Après sa longue convalescence, Vincent en est certain : “Je suis encore sur terre, le Seigneur veut quelque chose de moi. Je voulais répondre à l’amour infini de Dieu. Je sentais en moi un appel. Je suis allé en plusieurs endroits et ma mère m’avait dit : “Ne va pas à Amiens chez les franciscains car ils sont vieux !’”.
Qu’à cela ne tienne, il file à Paris puis à Fontenay-sous-Bois où il fait la rencontre de Fr. Jean-Luc Deshes avec ses longs cheveux ! On lui glisse alors dans les mains Sagesse d’un pauvre qui vient de paraître (1969). “Dans la vie, face à des choix, il y a toujours un “oui…mais”. Chez les frères le “oui” était plus grand que le “mais” ! L’accueil, les repas, la fraternité : c’était comme chez mes parents. Il y avait une continuité.” Le voilà entré au Noviciat pour son plus grand bonheur. “Ce fut un temps joyeux, nous étions trois et je suis le seul à être resté !”

LOUER DIEU

C’est à ce moment, sans concertation avec sa mère, qu’ils décident pourtant de mettre ensemble des mots sur tout ce que la famille a vécu. Aidé par le Fr. Marie-Adrien Corselis, “J’avais envie de dire qu’on peut s’en sortir. Peut-être pas comme on le voudrait, mais on s’en sort. Mon handicap, j’ai et j’aurais à vivre avec chaque jour”. Il le fait aussi en témoignage pour ces jeunes qu’il côtoyait à l’hôpital, abattus par la fatalité. “Peut-être pas aussi aidés que moi”, reconnaît Fr. Vincent, plein de gratitude pour ses parents.

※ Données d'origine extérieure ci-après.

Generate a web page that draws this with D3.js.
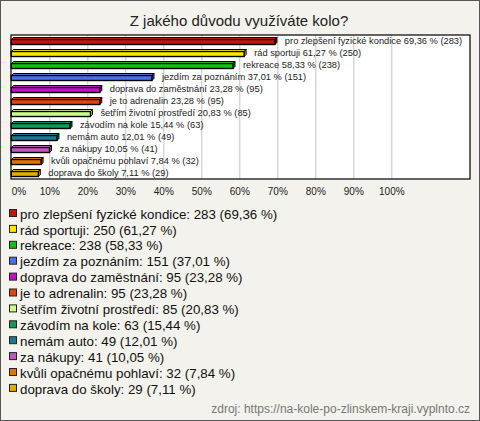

“La règle et la vie des Frères Mineurs est la suivante : observer le saint Évangile de notre Seigneur Jésus-Christ”. Il reprend les mots du petit pauvre d’Assise pour dire la “ligne” qu’il a choisie, qu’il a pu choisir. Et il garde un souvenir ému de ses vœux perpétuels avec Fr. René Pépin et Fr. Benoît Dubigeon à Saint-Pierre de Montrouge, en 1988, à Paris.
“Tout était… [silence]… je ne sais pas… [silence] c’était un “oui” serein et cela l’est toujours. C’est bien là que le Seigneur me voulait”, conclutil en rendant grâce. “Vous savez ce qui m’interpelle ? Quand on prie, “on prie souvent pour”, on est dans la demande. Pour ma part, je commence toujours par louer le Seigneur puis, je lui confie mes intentions. Je suis heureux de vivre le moment présent, malgré les difficultés à vivre chaque jour afin de continuer à vivre pleinement”. Toute ma vie, je chanterai ton nom Seigneur.